Avec cette biographie, les frères Coen renouent avec la veine musicale d' O Brother (auquel j'ai parfois pensé même si les univers sont différents.).
L'occasion de livrer une fois de plus un portrait de loser patenté dont ils se sont fait une spécialité.
Mais le ton est ici assez différent de la plupart de leurs films, ce qui me fait dire qu'il s'agit d'une de leurs œuvres les plus accessibles. On n'y retrouve pas cette ironie distanciée, ce mordant un peu vache; les Coen regardent au contraire leur personnage avec une profonde tendresse, une empathie même, inhabituelle (il n'y a qu'à comparer avec le traitement qu'ils réservaient au héros de A Serious Man).
Un tel regard nous fait ressentir la solitude, le froid, la fatigue et le manque de sommeil qui cernent Llewyn.
Le ton employé s'applique d'ailleurs à tous les personnages du film, qui gravitent dans le milieu des folkeux de Greenwich Village, un microcosme au sein duquel, malgré les divergences et les blessures, on se sert les coudes, on se prête les canapés, on vivote...et duquel émergera la figure iconique de Bob Dylan.

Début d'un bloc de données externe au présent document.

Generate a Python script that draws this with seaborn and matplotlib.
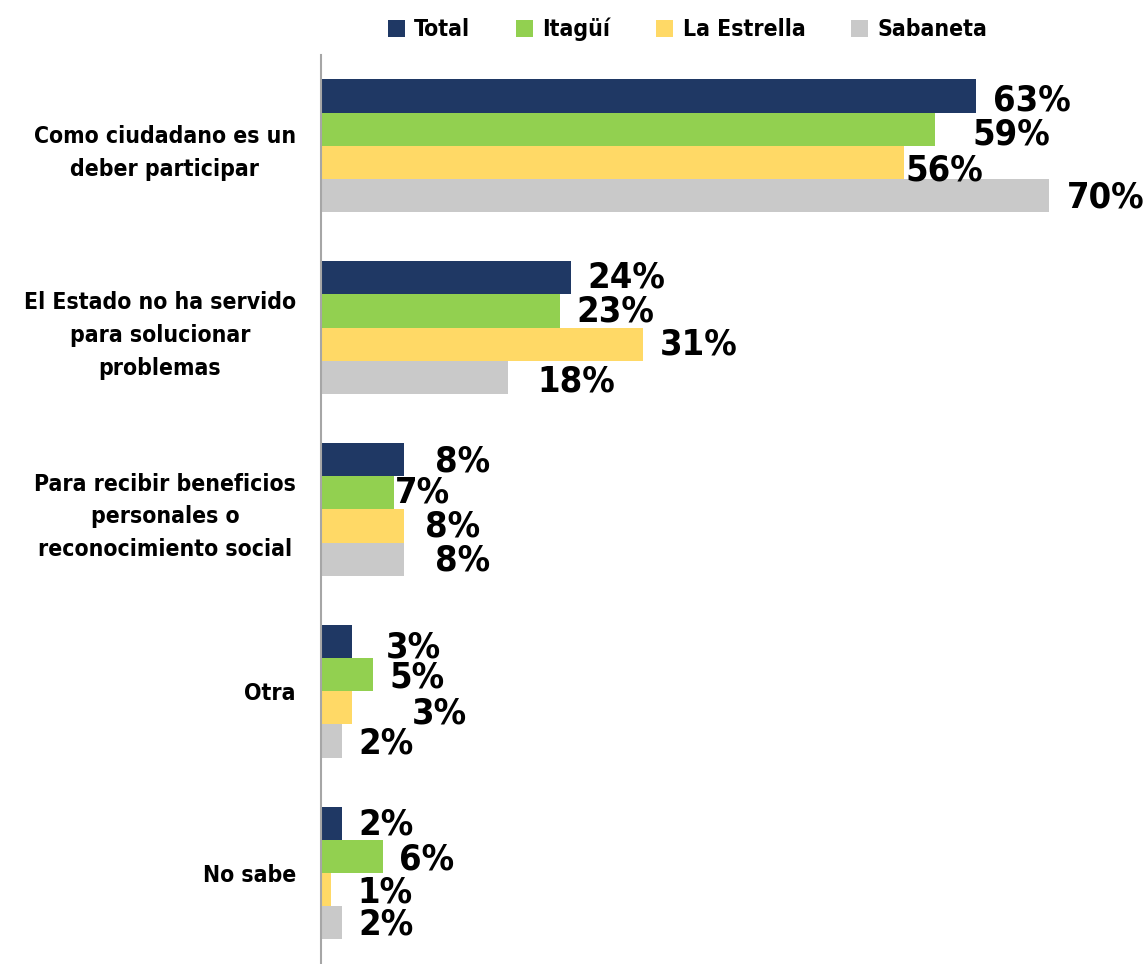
import pandas as pd
import seaborn as sns
from matplotlib import pyplot as plt

categories = ['Como ciudadano es un\ndeber participar',
              'El Estado no ha servido\npara solucionar\nproblemas',
              'Para recibir beneficios\npersonales o\nreconocimiento social',
              'Otra',
              'No sabe']
series = ['Total', 'Itagüí', 'La Estrella', 'Sabaneta']
total = [63, 24, 8, 3, 2]
itagui = [59, 23, 7, 5, 6]
estrella = [56, 31, 8, 3, 1]
sabaneta = [70, 18, 8, 2, 2]

colors = ['#1F3864', '#92D050', '#FFD966', '#C9C9C9']
# label nudges (points) so the labels sit like in the original
label_dx = [[12, 27, 1, 13],
            [12, 12, 12, 21],
            [22, 1, 15, 22],
            [24, 12, 43, 12],
            [12, 11, 19, 12]]
label_dy = [[-3, -4, -6, -1],
            [0, 0, 0, -3],
            [-1, 0, 0, -1],
            [-4, -2, -4, -2],
            [-1, -2, -2, -1]]

rows = []
for name, vals in zip(series, [total, itagui, estrella, sabaneta]):
    for cat, v in zip(categories, vals):
        rows.append({'cat': cat, 'serie': name, 'val': v})
df = pd.DataFrame(rows)

sns.set_theme(style='white')
plt.rcParams['font.family'] = ['DejaVu Sans']
plt.rcParams['font.weight'] = 'bold'
plt.rcParams['font.stretch'] = 'condensed'
plt.rcParams['text.color'] = 'black'

fig = plt.figure(figsize=(11.46, 9.64), dpi=100)
ax = fig.add_axes([0.280, 0.0, 0.72, 0.943])
sns.barplot(data=df, y='cat', x='val', hue='serie', orient='h',
            palette=colors, saturation=1, width=0.73, ax=ax, legend=True,
            edgecolor='none', linewidth=0)

ax.set_xlim(0, 79.3)
ax.set_ylim(4.5, -0.5)
ax.set_xlabel('')
ax.set_ylabel('')
ax.set_xticks([])
for s in ['top', 'right', 'bottom']:
    ax.spines[s].set_visible(False)
ax.spines['left'].set_color('#A6A6A6')
ax.spines['left'].set_linewidth(1.5)

ax.set_yticks(range(len(categories)))
ax.set_yticklabels(categories, fontsize=16.5, fontweight='bold',
                   fontstretch='condensed', multialignment='center',
                   color='black', linespacing=1.55)
ax.tick_params(axis='y', length=0, pad=18)

for si, cont in enumerate(ax.containers):
    for ci, bar in enumerate(cont):
        w = bar.get_width()
        y = bar.get_y() + bar.get_height() / 2
        ax.annotate(f'{w:.0f}%', (w, y),
                    xytext=(label_dx[ci][si], label_dy[ci][si]),
                    textcoords='offset points', ha='left', va='center',
                    fontsize=26, fontweight='bold', fontstretch='condensed',
                    color='black', clip_on=False)

leg = ax.legend(loc='upper center', bbox_to_anchor=(0.600, 1.003),
                bbox_transform=fig.transFigure, ncol=4, frameon=False,
                handlelength=0.75, handleheight=0.75, columnspacing=2.0,
                handletextpad=0.4,
                prop={'size': 16.5, 'weight': 'bold', 'stretch': 'condensed'})
for t in leg.get_texts():
    t.set_color('black')

fig.savefig('out.png', dpi=100)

La description est minutieuse, l'image, qui baigne dans une lumière brumeuse inspirée de certaines pochettes folk, parfaite, et le scénario, dans sa structure cyclique, prouve la maîtrise parfaite des réalisateurs.
Au final, l'histoire de Llewyn Davis/Dave Von Ronk, c'est donc celle d'un artiste arrivé trop tôt, trop intransigeant ou peut être tout simplement pas assez talentueux. Son histoire, malgré les péripéties et les moments cocasses, est finalement profondément émouvante.